All lines holding the string "chart" are to be shown.

** BEGIN **

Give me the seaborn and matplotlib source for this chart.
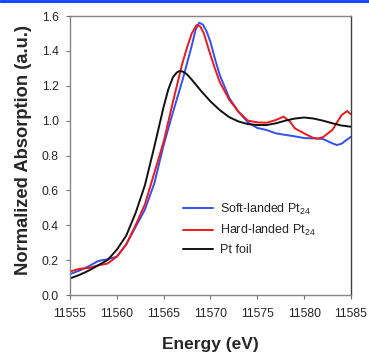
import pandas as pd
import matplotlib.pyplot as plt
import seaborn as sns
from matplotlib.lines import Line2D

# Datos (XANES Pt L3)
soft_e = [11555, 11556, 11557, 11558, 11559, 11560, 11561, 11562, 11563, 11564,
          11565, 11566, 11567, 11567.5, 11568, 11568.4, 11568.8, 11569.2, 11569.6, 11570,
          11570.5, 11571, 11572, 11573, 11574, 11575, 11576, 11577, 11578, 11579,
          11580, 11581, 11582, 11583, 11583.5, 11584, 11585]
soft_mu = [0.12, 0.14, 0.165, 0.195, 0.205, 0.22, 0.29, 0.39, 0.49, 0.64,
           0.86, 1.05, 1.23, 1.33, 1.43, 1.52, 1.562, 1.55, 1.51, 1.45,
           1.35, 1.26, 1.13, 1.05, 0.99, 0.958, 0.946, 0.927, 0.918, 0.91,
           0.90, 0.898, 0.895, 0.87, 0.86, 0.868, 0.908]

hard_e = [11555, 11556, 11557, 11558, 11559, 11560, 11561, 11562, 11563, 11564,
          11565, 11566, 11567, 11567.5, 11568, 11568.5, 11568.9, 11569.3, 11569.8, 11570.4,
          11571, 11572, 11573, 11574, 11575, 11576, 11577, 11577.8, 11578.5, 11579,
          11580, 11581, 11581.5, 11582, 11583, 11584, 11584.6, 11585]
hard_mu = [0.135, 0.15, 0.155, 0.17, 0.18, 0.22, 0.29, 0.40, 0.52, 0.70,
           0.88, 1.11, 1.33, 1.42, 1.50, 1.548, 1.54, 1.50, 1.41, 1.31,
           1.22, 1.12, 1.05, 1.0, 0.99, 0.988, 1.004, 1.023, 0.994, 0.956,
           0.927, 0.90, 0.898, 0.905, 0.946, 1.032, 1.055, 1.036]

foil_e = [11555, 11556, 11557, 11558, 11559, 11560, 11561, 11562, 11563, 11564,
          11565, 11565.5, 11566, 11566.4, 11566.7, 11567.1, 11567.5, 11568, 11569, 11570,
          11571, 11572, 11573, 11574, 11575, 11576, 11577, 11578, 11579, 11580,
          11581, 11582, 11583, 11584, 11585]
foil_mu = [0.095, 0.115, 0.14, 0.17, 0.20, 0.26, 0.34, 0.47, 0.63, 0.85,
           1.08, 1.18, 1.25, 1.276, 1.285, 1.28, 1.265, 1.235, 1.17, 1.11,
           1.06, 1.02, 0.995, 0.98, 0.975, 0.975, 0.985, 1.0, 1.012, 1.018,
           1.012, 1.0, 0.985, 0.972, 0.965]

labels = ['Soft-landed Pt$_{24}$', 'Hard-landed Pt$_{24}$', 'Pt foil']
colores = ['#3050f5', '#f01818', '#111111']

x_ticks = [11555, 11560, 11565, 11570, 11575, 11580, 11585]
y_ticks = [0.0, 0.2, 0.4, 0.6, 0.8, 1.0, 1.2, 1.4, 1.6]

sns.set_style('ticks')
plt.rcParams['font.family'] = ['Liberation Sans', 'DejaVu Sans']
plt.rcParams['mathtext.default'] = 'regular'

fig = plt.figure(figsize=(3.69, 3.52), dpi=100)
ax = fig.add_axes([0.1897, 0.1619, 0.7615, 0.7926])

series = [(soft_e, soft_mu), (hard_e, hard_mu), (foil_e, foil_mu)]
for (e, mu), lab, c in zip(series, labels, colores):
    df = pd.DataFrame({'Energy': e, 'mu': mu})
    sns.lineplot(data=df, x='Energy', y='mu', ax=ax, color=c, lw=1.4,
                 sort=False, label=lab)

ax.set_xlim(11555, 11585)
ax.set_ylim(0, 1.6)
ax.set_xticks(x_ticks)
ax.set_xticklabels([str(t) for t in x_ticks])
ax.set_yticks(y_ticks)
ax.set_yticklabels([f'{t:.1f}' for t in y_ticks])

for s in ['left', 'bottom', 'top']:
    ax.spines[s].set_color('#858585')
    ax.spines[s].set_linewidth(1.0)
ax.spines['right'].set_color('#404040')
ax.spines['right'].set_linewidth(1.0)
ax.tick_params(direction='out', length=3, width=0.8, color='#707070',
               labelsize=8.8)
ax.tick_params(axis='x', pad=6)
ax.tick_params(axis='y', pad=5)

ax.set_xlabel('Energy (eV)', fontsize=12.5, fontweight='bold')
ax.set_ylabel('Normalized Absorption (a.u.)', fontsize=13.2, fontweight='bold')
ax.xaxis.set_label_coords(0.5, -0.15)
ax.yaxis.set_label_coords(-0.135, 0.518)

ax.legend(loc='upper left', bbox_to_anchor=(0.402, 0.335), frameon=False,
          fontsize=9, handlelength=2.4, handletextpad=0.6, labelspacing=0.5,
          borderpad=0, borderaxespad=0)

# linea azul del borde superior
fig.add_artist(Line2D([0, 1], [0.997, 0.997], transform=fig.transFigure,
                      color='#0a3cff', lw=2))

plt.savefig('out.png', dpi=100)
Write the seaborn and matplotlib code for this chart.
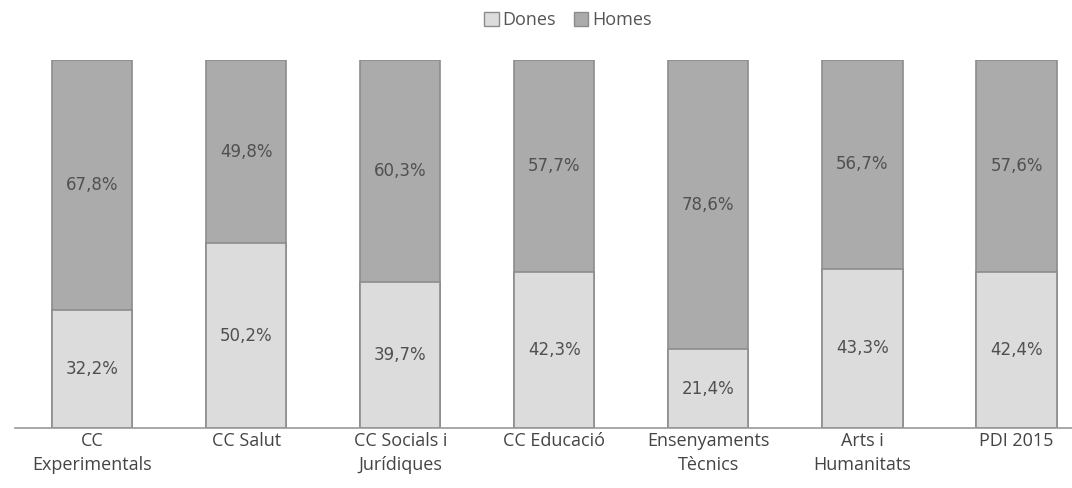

** END **

◆ PROBLEM SOLUTION ◆
Give me the seaborn and matplotlib source for this chart.
Write the seaborn and matplotlib code for this chart.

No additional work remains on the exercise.